Data items:
━━━━━━━━━━━━━━━━

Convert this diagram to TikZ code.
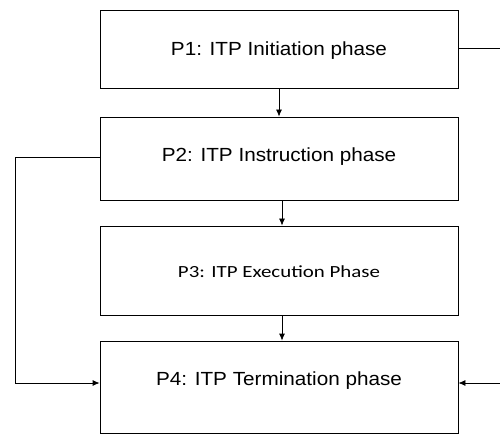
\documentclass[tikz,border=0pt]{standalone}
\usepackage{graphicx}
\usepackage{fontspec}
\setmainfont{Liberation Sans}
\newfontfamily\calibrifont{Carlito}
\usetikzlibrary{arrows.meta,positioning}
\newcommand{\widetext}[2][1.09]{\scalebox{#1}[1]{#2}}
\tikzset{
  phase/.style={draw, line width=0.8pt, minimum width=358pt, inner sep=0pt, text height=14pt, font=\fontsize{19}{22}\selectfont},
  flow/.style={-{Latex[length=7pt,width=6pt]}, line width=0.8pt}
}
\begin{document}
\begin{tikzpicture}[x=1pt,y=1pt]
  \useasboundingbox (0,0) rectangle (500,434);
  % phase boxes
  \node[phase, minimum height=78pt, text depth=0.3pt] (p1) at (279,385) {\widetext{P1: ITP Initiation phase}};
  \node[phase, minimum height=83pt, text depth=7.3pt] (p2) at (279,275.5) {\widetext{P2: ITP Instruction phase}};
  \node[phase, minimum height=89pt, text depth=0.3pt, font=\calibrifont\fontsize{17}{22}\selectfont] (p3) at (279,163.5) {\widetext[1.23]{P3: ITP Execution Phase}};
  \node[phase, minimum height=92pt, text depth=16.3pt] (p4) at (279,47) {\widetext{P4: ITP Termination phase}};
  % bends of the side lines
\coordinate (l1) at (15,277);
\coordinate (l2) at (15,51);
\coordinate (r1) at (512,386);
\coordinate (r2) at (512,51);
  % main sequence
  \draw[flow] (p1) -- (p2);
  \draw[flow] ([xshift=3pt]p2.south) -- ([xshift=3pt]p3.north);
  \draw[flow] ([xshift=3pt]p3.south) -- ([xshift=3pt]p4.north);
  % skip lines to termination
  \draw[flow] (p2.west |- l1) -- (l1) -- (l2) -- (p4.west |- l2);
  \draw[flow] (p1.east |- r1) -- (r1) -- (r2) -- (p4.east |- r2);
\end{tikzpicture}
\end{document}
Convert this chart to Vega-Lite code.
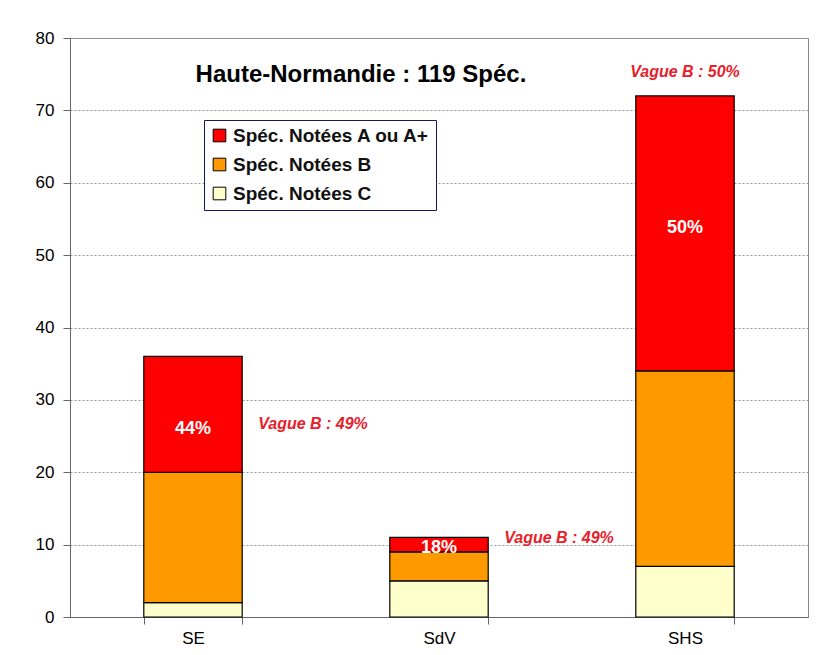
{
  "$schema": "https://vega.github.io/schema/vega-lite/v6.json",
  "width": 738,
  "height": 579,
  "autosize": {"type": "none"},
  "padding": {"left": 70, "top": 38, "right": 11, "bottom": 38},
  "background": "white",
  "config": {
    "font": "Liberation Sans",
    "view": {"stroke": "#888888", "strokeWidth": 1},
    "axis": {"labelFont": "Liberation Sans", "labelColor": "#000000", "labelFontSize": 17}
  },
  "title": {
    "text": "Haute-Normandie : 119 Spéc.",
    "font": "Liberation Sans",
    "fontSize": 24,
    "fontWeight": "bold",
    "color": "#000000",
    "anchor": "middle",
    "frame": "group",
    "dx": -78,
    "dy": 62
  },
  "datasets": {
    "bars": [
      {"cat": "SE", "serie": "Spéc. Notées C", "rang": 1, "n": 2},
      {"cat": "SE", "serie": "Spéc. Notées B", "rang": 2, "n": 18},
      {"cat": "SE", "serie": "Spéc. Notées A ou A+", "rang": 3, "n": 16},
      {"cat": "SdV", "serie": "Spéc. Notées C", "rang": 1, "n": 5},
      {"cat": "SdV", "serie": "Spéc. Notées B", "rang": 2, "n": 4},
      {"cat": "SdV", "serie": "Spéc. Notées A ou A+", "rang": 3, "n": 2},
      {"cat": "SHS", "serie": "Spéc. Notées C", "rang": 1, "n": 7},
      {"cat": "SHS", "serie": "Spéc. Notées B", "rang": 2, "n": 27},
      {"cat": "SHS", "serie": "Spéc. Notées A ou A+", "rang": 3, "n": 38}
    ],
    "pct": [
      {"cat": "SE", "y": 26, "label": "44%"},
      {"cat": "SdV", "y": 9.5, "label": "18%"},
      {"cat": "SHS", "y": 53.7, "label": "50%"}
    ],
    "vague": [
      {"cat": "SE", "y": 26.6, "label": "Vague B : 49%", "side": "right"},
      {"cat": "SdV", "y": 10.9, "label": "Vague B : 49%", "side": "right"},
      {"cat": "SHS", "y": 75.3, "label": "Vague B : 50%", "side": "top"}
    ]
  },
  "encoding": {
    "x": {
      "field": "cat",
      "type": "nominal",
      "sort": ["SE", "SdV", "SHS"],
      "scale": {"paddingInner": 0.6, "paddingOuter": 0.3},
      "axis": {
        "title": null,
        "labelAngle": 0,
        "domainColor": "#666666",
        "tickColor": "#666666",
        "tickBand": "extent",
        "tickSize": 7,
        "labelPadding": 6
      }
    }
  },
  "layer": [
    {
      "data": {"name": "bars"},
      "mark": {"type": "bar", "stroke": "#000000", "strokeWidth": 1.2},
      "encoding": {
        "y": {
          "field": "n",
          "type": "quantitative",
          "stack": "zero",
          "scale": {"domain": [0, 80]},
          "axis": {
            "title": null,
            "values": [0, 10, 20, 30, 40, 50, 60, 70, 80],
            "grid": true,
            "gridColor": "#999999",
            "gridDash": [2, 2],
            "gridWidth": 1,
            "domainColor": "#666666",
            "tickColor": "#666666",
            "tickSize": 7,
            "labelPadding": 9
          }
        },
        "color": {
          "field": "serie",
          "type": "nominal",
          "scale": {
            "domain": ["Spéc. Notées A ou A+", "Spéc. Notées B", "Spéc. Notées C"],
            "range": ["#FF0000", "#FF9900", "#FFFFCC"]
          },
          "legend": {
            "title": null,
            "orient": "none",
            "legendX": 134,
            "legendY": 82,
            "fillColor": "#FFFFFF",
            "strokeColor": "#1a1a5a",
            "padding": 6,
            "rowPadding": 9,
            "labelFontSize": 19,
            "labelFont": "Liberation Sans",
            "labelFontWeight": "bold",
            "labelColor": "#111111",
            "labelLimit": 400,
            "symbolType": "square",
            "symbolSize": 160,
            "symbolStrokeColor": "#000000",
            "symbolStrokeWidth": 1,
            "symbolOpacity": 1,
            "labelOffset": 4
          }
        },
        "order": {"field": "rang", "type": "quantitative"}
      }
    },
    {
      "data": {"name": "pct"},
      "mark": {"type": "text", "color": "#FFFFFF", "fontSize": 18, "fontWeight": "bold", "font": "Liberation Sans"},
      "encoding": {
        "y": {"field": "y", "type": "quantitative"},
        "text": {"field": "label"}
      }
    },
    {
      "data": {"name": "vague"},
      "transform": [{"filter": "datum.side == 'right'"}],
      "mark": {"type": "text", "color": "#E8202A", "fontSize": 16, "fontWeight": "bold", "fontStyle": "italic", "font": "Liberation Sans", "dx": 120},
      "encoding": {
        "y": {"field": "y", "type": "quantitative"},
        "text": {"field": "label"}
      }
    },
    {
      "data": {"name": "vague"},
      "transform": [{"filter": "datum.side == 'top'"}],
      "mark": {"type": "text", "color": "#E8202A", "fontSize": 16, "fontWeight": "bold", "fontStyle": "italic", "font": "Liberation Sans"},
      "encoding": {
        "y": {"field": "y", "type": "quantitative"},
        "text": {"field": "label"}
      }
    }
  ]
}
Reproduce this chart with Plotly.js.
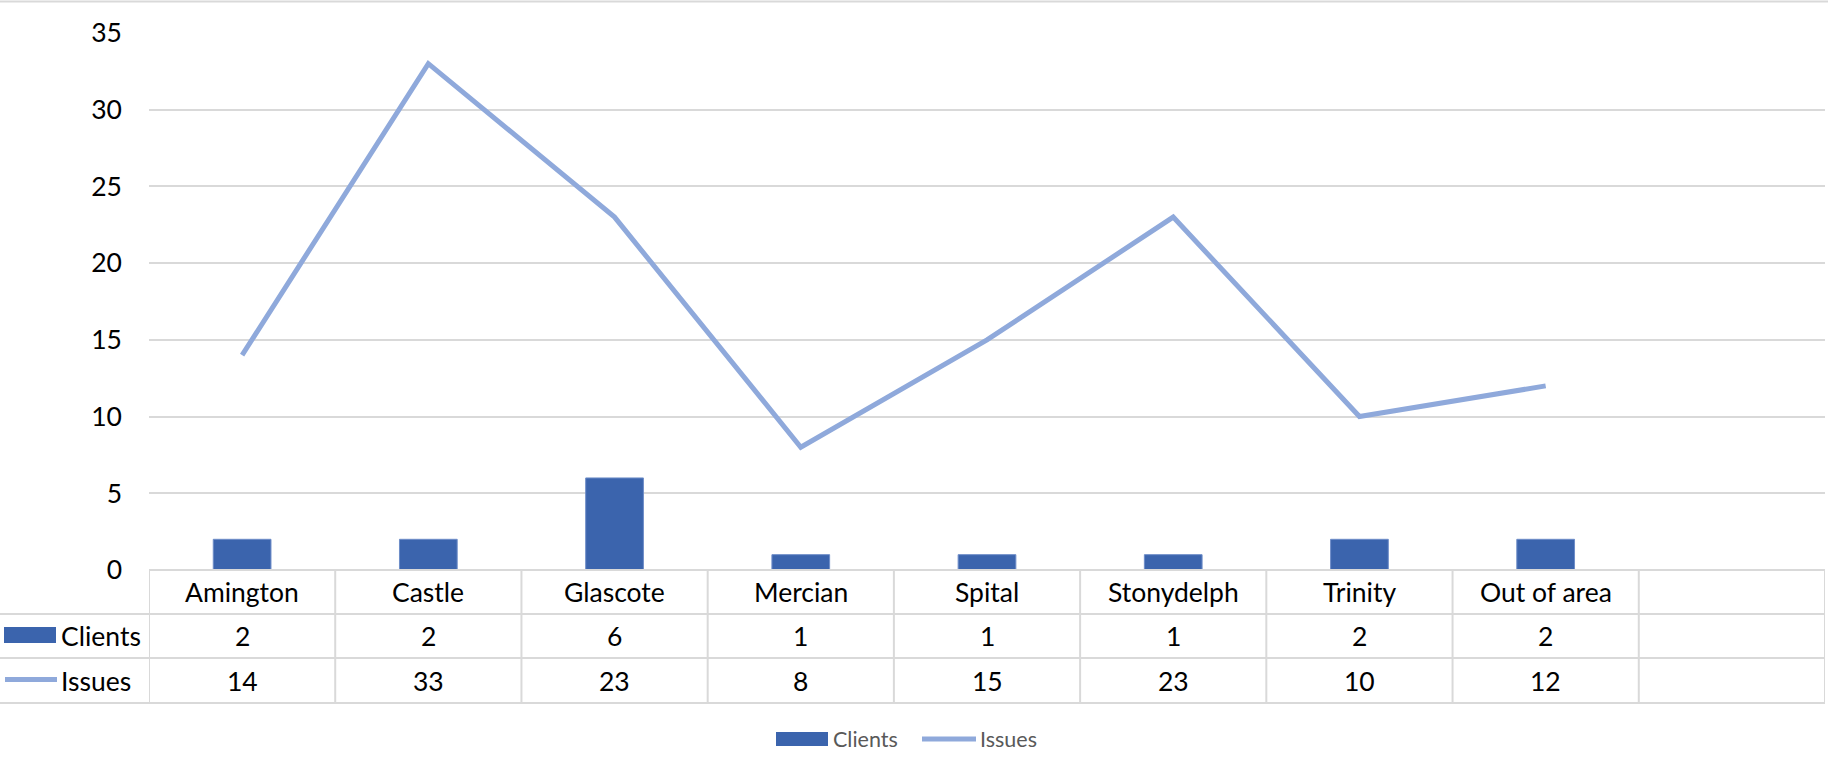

━━━━━━━━━━━━━━━━

Stated goal = Reproduce every entry word for word, but omit the pictures.

Answer to this exercise =
Convert this diagram to TikZ code.
\documentclass[tikz,border=0pt]{standalone}
\usepackage{graphicx}
\usepackage{fontspec}
\setmainfont{Liberation Sans}
\newfontfamily\calibrifont{Carlito}
\usetikzlibrary{arrows.meta,positioning}
\newcommand{\widetext}[2][1.09]{\scalebox{#1}[1]{#2}}
\tikzset{
  phase/.style={draw, line width=0.8pt, minimum width=358pt, inner sep=0pt, text height=14pt, font=\fontsize{19}{22}\selectfont},
  flow/.style={-{Latex[length=7pt,width=6pt]}, line width=0.8pt}
}
\begin{document}
\begin{tikzpicture}[x=1pt,y=1pt]
  \useasboundingbox (0,0) rectangle (500,434);
  % phase boxes
  \node[phase, minimum height=78pt, text depth=0.3pt] (p1) at (279,385) {\widetext{P1: ITP Initiation phase}};
  \node[phase, minimum height=83pt, text depth=7.3pt] (p2) at (279,275.5) {\widetext{P2: ITP Instruction phase}};
  \node[phase, minimum height=89pt, text depth=0.3pt, font=\calibrifont\fontsize{17}{22}\selectfont] (p3) at (279,163.5) {\widetext[1.23]{P3: ITP Execution Phase}};
  \node[phase, minimum height=92pt, text depth=16.3pt] (p4) at (279,47) {\widetext{P4: ITP Termination phase}};
  % bends of the side lines
\coordinate (l1) at (15,277);
\coordinate (l2) at (15,51);
\coordinate (r1) at (512,386);
\coordinate (r2) at (512,51);
  % main sequence
  \draw[flow] (p1) -- (p2);
  \draw[flow] ([xshift=3pt]p2.south) -- ([xshift=3pt]p3.north);
  \draw[flow] ([xshift=3pt]p3.south) -- ([xshift=3pt]p4.north);
  % skip lines to termination
  \draw[flow] (p2.west |- l1) -- (l1) -- (l2) -- (p4.west |- l2);
  \draw[flow] (p1.east |- r1) -- (r1) -- (r2) -- (p4.east |- r2);
\end{tikzpicture}
\end{document}
Convert this chart to Vega-Lite code.
{
  "$schema": "https://vega.github.io/schema/vega-lite/v6.json",
  "width": 738,
  "height": 579,
  "autosize": {"type": "none"},
  "padding": {"left": 70, "top": 38, "right": 11, "bottom": 38},
  "background": "white",
  "config": {
    "font": "Liberation Sans",
    "view": {"stroke": "#888888", "strokeWidth": 1},
    "axis": {"labelFont": "Liberation Sans", "labelColor": "#000000", "labelFontSize": 17}
  },
  "title": {
    "text": "Haute-Normandie : 119 Spéc.",
    "font": "Liberation Sans",
    "fontSize": 24,
    "fontWeight": "bold",
    "color": "#000000",
    "anchor": "middle",
    "frame": "group",
    "dx": -78,
    "dy": 62
  },
  "datasets": {
    "bars": [
      {"cat": "SE", "serie": "Spéc. Notées C", "rang": 1, "n": 2},
      {"cat": "SE", "serie": "Spéc. Notées B", "rang": 2, "n": 18},
      {"cat": "SE", "serie": "Spéc. Notées A ou A+", "rang": 3, "n": 16},
      {"cat": "SdV", "serie": "Spéc. Notées C", "rang": 1, "n": 5},
      {"cat": "SdV", "serie": "Spéc. Notées B", "rang": 2, "n": 4},
      {"cat": "SdV", "serie": "Spéc. Notées A ou A+", "rang": 3, "n": 2},
      {"cat": "SHS", "serie": "Spéc. Notées C", "rang": 1, "n": 7},
      {"cat": "SHS", "serie": "Spéc. Notées B", "rang": 2, "n": 27},
      {"cat": "SHS", "serie": "Spéc. Notées A ou A+", "rang": 3, "n": 38}
    ],
    "pct": [
      {"cat": "SE", "y": 26, "label": "44%"},
      {"cat": "SdV", "y": 9.5, "label": "18%"},
      {"cat": "SHS", "y": 53.7, "label": "50%"}
    ],
    "vague": [
      {"cat": "SE", "y": 26.6, "label": "Vague B : 49%", "side": "right"},
      {"cat": "SdV", "y": 10.9, "label": "Vague B : 49%", "side": "right"},
      {"cat": "SHS", "y": 75.3, "label": "Vague B : 50%", "side": "top"}
    ]
  },
  "encoding": {
    "x": {
      "field": "cat",
      "type": "nominal",
      "sort": ["SE", "SdV", "SHS"],
      "scale": {"paddingInner": 0.6, "paddingOuter": 0.3},
      "axis": {
        "title": null,
        "labelAngle": 0,
        "domainColor": "#666666",
        "tickColor": "#666666",
        "tickBand": "extent",
        "tickSize": 7,
        "labelPadding": 6
      }
    }
  },
  "layer": [
    {
      "data": {"name": "bars"},
      "mark": {"type": "bar", "stroke": "#000000", "strokeWidth": 1.2},
      "encoding": {
        "y": {
          "field": "n",
          "type": "quantitative",
          "stack": "zero",
          "scale": {"domain": [0, 80]},
          "axis": {
            "title": null,
            "values": [0, 10, 20, 30, 40, 50, 60, 70, 80],
            "grid": true,
            "gridColor": "#999999",
            "gridDash": [2, 2],
            "gridWidth": 1,
            "domainColor": "#666666",
            "tickColor": "#666666",
            "tickSize": 7,
            "labelPadding": 9
          }
        },
        "color": {
          "field": "serie",
          "type": "nominal",
          "scale": {
            "domain": ["Spéc. Notées A ou A+", "Spéc. Notées B", "Spéc. Notées C"],
            "range": ["#FF0000", "#FF9900", "#FFFFCC"]
          },
          "legend": {
            "title": null,
            "orient": "none",
            "legendX": 134,
            "legendY": 82,
            "fillColor": "#FFFFFF",
            "strokeColor": "#1a1a5a",
            "padding": 6,
            "rowPadding": 9,
            "labelFontSize": 19,
            "labelFont": "Liberation Sans",
            "labelFontWeight": "bold",
            "labelColor": "#111111",
            "labelLimit": 400,
            "symbolType": "square",
            "symbolSize": 160,
            "symbolStrokeColor": "#000000",
            "symbolStrokeWidth": 1,
            "symbolOpacity": 1,
            "labelOffset": 4
          }
        },
        "order": {"field": "rang", "type": "quantitative"}
      }
    },
    {
      "data": {"name": "pct"},
      "mark": {"type": "text", "color": "#FFFFFF", "fontSize": 18, "fontWeight": "bold", "font": "Liberation Sans"},
      "encoding": {
        "y": {"field": "y", "type": "quantitative"},
        "text": {"field": "label"}
      }
    },
    {
      "data": {"name": "vague"},
      "transform": [{"filter": "datum.side == 'right'"}],
      "mark": {"type": "text", "color": "#E8202A", "fontSize": 16, "fontWeight": "bold", "fontStyle": "italic", "font": "Liberation Sans", "dx": 120},
      "encoding": {
        "y": {"field": "y", "type": "quantitative"},
        "text": {"field": "label"}
      }
    },
    {
      "data": {"name": "vague"},
      "transform": [{"filter": "datum.side == 'top'"}],
      "mark": {"type": "text", "color": "#E8202A", "fontSize": 16, "fontWeight": "bold", "fontStyle": "italic", "font": "Liberation Sans"},
      "encoding": {
        "y": {"field": "y", "type": "quantitative"},
        "text": {"field": "label"}
      }
    }
  ]
}
Reproduce this chart with Plotly.js.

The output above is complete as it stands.